Posted by: Chris White on October 12, 2008 9:00 AM



I'm not really trying to persuade you, sN. There are more people than you and me reading this thread.

Caddell plays a Democrat on Fox but it's been a long, long time since Democrats accepted him as one.

You have not responded in any way to what I said about the Republican strategy of voter discouragement, which uses multiple legal and illegal tactics to reduce turnout, especially in Democratic areas, nor have you responded to the fact that the hooplah about voter fraud is part of this Republican strategy, nor have you responded to the fact that the fraud in these cases is fraud against ACORN, which ACORN helps prosecute, nor have you responded to the fact that an enormous effort by the Republican Department of Justice found a very few very small cases to prosecute.

And don't you ever call anyone partisan again.

Posted by: John Emerson on October 12, 2008 10:18 AM



The question here seems to be: Which party is more corrupt? The answer is neither. Both parties engage in fraud, and I'd wager they both do it to the same degree.

We're in the midst of one of the most godawful financial scandals in the history of the country. Both parties participated in bringing us to this castastrophe. Both the Clinton and the Bush administrations pushed for sub-prime mortgages for minorities who had no hope of ever paying back their debts. Clinton did it to get black votes. Bush did it to get hispanic votes.

I worked for a decade for a corporate law firm that played a huge role in orchestarting and funding Democratic candidates. When it came to campaign contributions, they paid equally into the Democratic and Republican parties. This experience purged me of the belief that one or the other parties is the party of the "little guy." Since my lawyer bosses were among the richest people in the world, the experience also disabused me of the notion that the Democratic Party is the party of working people.

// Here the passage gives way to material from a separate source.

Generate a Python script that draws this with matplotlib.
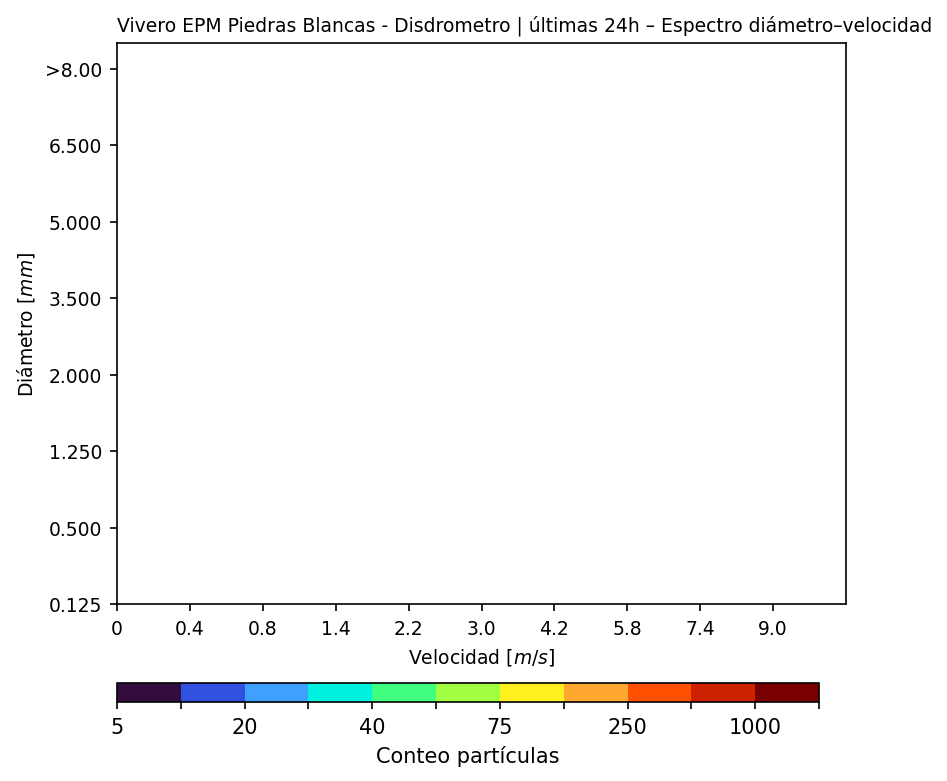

When it comes to illegal immigration, which may be at the core of voter fraud issues, both parties are equally detestable. On a personal level, both Obama and McCain advocate unfettered illegal immigration. There is no difference.

Both presidential candidates are equally unattractive. Both are up to their necks in the current financial grand theft. How the posters to this site find something to differentiate between the two, or between the two parties... well, it beats me.

Posted by: Shouting Thomas on October 12, 2008 11:32 AM



Amazingly this is one of the times I find ST saying something I agree with and applaud. Our opinions about what we might best do to solve these problems may be vastly different but we heartily agree on one fundamental point, both major parties are creatures of the same elite.

I resent the position we have been put in as citizen voters. Our only viable choice is between the two major parties. This is merely deciding which faction of the status quo elite will be given the gavel. This is why my quixotic political campaign is for instant runoff voting.

Rather than tossing out any other bones of contention, let me offer ST a beer ... local microbrew, of course.

Posted by: Chris White on October 12, 2008 12:30 PM



I'd wager they both do it to the same degree.

That's what most Republicans think. "We're no worse than they are" is their bottom line.

The financial meltdown is not the result of home loans to minorities. It's the result of leveraging bad loans, only a small percentage of which were made by Fannie Mae or Freddy Mac.